I am relatively new to machine learning/python/ubuntu.

I have a set of images in .jpg format where half contain a feature I want caffe to learn and half don't. I'm having trouble in finding a way to convert them to the required lmdb format.

I have the necessary text input files.

My question is can anyone provide a step by step guide on how to use convert_imageset.cpp in the ubuntu terminal?

Thanks

Answer

Shai picture Shai · Jul 15, 2015

A quick guide to Caffe's convert_imageset

Build

First thing you must do is build caffe and caffe's tools (convert_imageset is one of these tools).
After installing caffe and makeing it make sure you ran make tools as well.
Verify that a binary file convert_imageset is created in $CAFFE_ROOT/build/tools.

Prepare your data

Images: put all images in a folder (I'll call it here /path/to/jpegs/).
Labels: create a text file (e.g., /path/to/labels/train.txt) with a line per input image . For example:

img_0000.jpeg 1
img_0001.jpeg 0
img_0002.jpeg 0

In this example the first image is labeled 1 while the other two are labeled 0.

Convert the dataset

Run the binary in shell

~$ GLOG_logtostderr=1 $CAFFE_ROOT/build/tools/convert_imageset \
    --resize_height=200 --resize_width=200 --shuffle  \
    /path/to/jpegs/ \
    /path/to/labels/train.txt \
    /path/to/lmdb/train_lmdb

Command line explained:

  • GLOG_logtostderr flag is set to 1 before calling convert_imageset indicates the logging mechanism to redirect log messages to stderr.
  • --resize_height and --resize_width resize all input images to same size 200x200.
  • --shuffle randomly change the order of images and does not preserve the order in the /path/to/labels/train.txt file.
  • Following are the path to the images folder, the labels text file and the output name. Note that the output name should not exist prior to calling convert_imageset otherwise you'll get a scary error message.

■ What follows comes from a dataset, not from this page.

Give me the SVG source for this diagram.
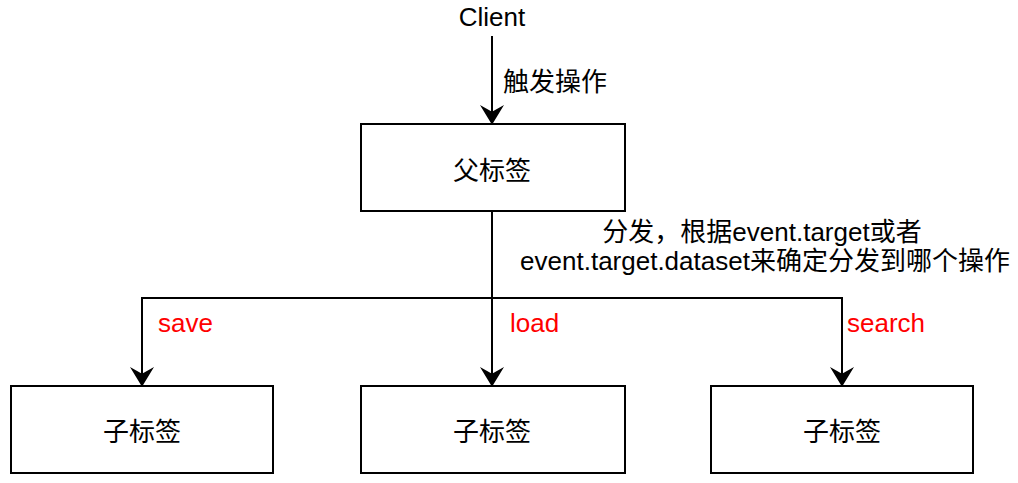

Other flags that might be useful:

  • --backend - allows you to choose between an lmdb dataset or levelDB.
  • --gray - convert all images to gray scale.
  • --encoded and --encoded_type - keep image data in encoded (jpg/png) compressed form in the database.
  • --help - shows some help, see all relevant flags under Flags from tools/convert_imageset.cpp

You can check out $CAFFE_ROOT/examples/imagenet/convert_imagenet.sh for an example how to use convert_imageset.